Grundsätzlich sind die Menschen in Peru einiges an politischem Chaos gewöhnt, doch selbst an den Standards des südamerikanischen Landes gemessen war der Mittwoch ein außergewöhnlicher Tag.
Eigentlich war geplant gewesen, dass sich der bisherige Staatschef Pedro Castillo im Parlament in der Hauptstadt Lima einem Verfahren wegen "moralischer Unfähigkeit" stellt. Dieses hätte letztendlich zu einer Amtsenthebung führen können. Doch bevor es so weit kam, löste der Präsident kurzerhand den Kongress auf, kündigte Neuwahlen an und eine Verfassungsreform. Dazu verhängte er eine nächtliche Ausgangssperre.
Vizepräsidentin Dina Boluarte übernimmt das Ruder
All dies wiederum wertete das Parlament als Putschversuch - und anstatt den Kongress zu räumen, votierten die Abgeordneten mit großer Mehrheit dafür, den Staatschef abzusetzen. Pedro Castillo wurde kurz darauf in Lima verhaftet und Vizepräsidentin Dina Boluarte übernahm verfassungsgemäß die Regierungsgeschäfte.

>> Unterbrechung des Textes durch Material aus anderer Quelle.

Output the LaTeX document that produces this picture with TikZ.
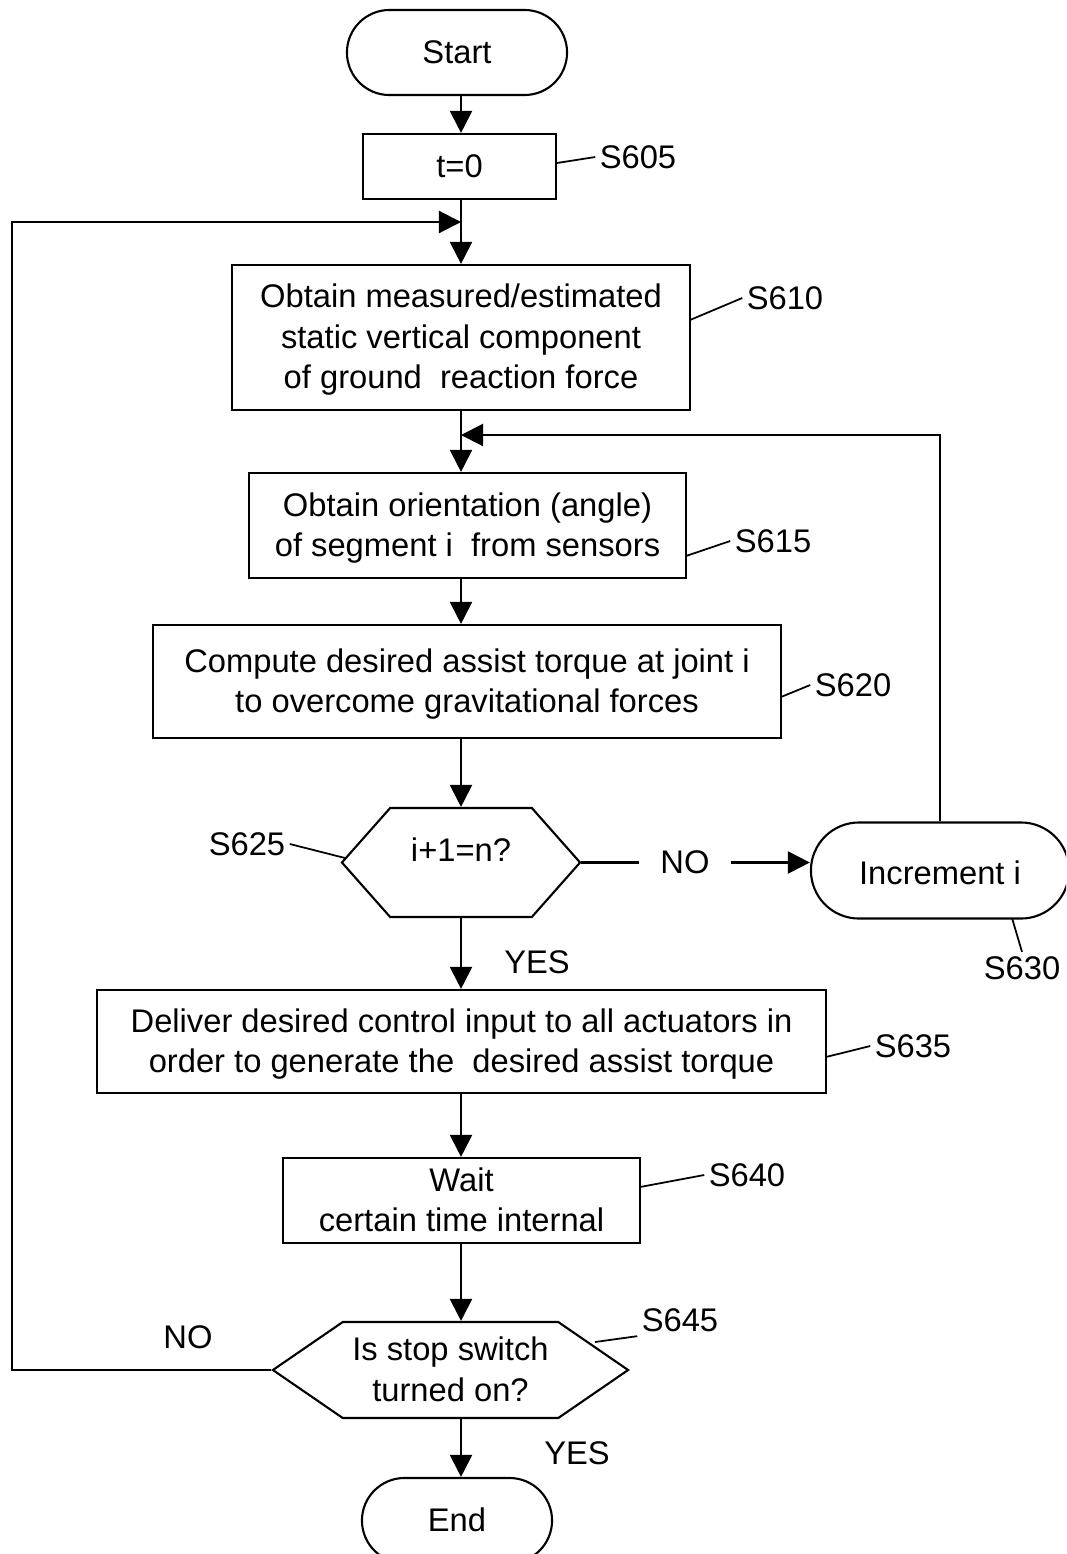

Damit eskaliert eine Krise, die schon seit Jahren in Peru schwelt: So gut wie alle Präsidenten, die es in dem südamerikanischen Land in den vergangenen Jahrzehnten gegeben hat, sind wegen Bestechlichkeit und Vetternwirtschaft angeklagt oder sitzen in Haft. Immer schneller wechselten zuletzt die Staatsoberhäupter und im November 2020 gaben sich in knapp zwei Wochen gleich drei Präsidenten die Klinke in die Hand. Eine Übergangsregierung übernahm das Amt, 2021 gab es Neuwahlen und überraschend gewann damals Pedro Castillo, ein ehemaliger Dorfschullehrer und linker Gewerkschaftsführer.
Bei den Abstimmungen hatte er allerdings nur eine hauchdünne Mehrheit gegenüber der Kandidatin der Rechten gehabt, Keiko Fujimori, Tochter des peruanischen Ex-Diktators Alberto Fujimori, der immer noch über Rückhalt im Volk verfügt.
Immer neue Skandale
Pedro Castillo dagegen konnte im Parlament kaum Mehrheiten für sich gewinnen, dazu wurde sein Kabinett von immer neuen Skandalen erschüttert: Mal ging es um Bestechlichkeit und Vorteilnahme einzelner Mitglieder der Regierung, dann wieder um Gewalt gegen Frauen oder die Verharmlosung von Terrorismus. Im Schnitt musste Castillo jede Woche einen Minister oder eine Ministerin auswechseln, in seinen knapp eineinhalb Jahren im Amt vereidigte er so fünf Mal ein neues Kabinett.
Gleichzeitig mehrten sich auch gegen Castillo selbst bald Vorwürfe, unter anderem wegen Korruption und Behinderung der Justiz. Bereits im Dezember vergangenen Jahres und im März hatte er sich darum im Kongress dem Vorwurf der "moralischen Unfähigkeit" ausgesetzt gesehen, beide Male aber kamen nicht genügend Stimmen zusammen, um den Präsidenten seines Amtes zu entheben. Am Mittwoch galt es nun das erste Mal als möglich, dass die Parlamentarier mit einer nötigen Zweidrittelmehrheit gegen den Staatschef stimmen.
Schon im Vorfeld hatte es dabei Gerüchte gegeben, Castillo könnte den Kongress auflösen. Dass er am Ende tatsächlich diesen Schritt wagte, löste dennoch Überraschung aus und gleichzeitig Empörung. Mehrere Minister erklärten umgehend ihren Rücktritt und Vizepräsidentin Dina Boluarte sprach von einem Putsch: "Dies ist ein Staatsstreich, der die politische und institutionelle Krise verschärft, die die peruanische Gesellschaft unter strikter Einhaltung der Gesetze überwinden muss", erklärte sie über Twitter.
Boluarte fordert einen "politischen Waffenstillstand"
Die 60-Jährige wurde noch am Abend verfassungsgemäß als neues Staatsoberhaupt von Peru vereidigt. Sie ist die erste Frau an der Spitze des südamerikanischen Landes und erklärte in einer Rede, das Amt bis zum Ende der Legislaturperiode 2026 führen zu wollen. Boluarte forderte einen "politischen Waffenstillstand" und versprach, "das Krebsgeschwür der Korruption" in Peru bekämpfen zu wollen.
Pedro Castillo befand sich derweil weiterhin in Polizeigewahrsam. In mehreren Städten Perus gab es Demonstrationen, teilweise, um die neue Regierung zu unterstützen, genauso aber auch von Anhängern Castillos, die eine Freilassung fordern, sowie seine Rückkehr ins Amt.